Les autres (Deux-Nèthes, Escaut, Lys) étaient des départements se trouvant actuellement en Flandre.
L’intégration est possible naturellement, mais que de négociations, que de problèmes à résoudre.
La Constitution française n’est guère identique à la Constitution belge, non seulement quant à l’organisation de la structure de l’État, mais aussi dans sa conception.
La conception de la Justice, par exemple, nous avons en Belgique trois pouvoirs, le Pouvoir législatif qui élabore les lois, le Pouvoir exécutif qui organise leur exécution et le Pouvoir judiciaire qui les contrôle et les sanctionne; mais en plus, nous avons une Cour constitutionnelle qui tranche souverainement, indépendamment des trois pouvoirs quant à la validité constitutionnelle des lois élaborées par le parlement.

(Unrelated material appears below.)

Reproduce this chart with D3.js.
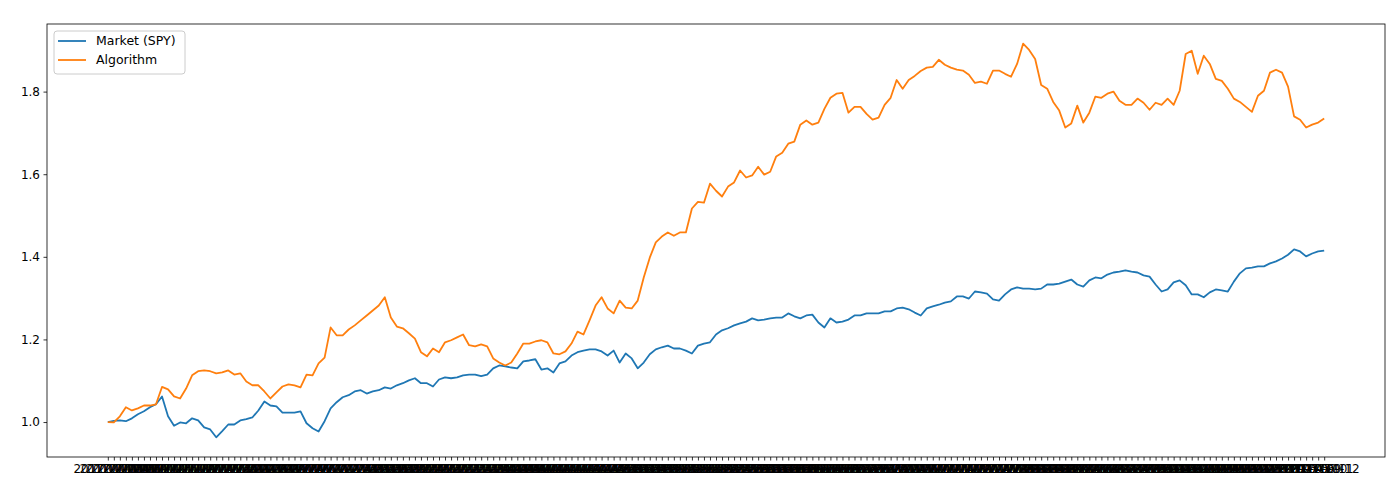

En France, il n’y a que deux pouvoirs, le Pouvoir législatif et le Pouvoir exécutif, la Justice n‘est pas un pouvoir mais une “Autorité judiciaire“.
C’est seulement depuis la constitution de 1958 qu’ils ont créé non pas une cour, mais un Conseil constitutionnel qui assume le même rôle que notre Cours constitutionnelle mais qui n’est qu’un conseil.
La France a donc 128 ans de retard sur la Belgique en ce qui concerne le niveau de contrôle de la démocratie; c’est toute une philosophie qui est différente et à laquelle nous devrions, nous Wallons, nous habituer et surtout accepter, car au fait, pendant un certain temps, nous ne serions qu’ “invités” en République française.
Et je reviens à ma réflexion de base; nous risquons d’être des Français de seconde zone, de Nouveaux Français, tolérés, acceptés, encore peu dans le coup, à modeler, à éduquer, à enseigner, bref... des Français péons !
Alors ? République ou monarchie ?
Cela vaut peut-être la peine d’y réfléchir sérieusement, d’envisager tous les cas de figure, de rechercher et d’examiner toutes les implications, de peser les avantages et les inconvénients avant de se lancer tête baissée dans une aventure, plus peut-être pour fuir une situation qui nous semble actuellement intenable que pour ouvrir la porte à un avenir qui nous paraît à première vue bien plus prometteur.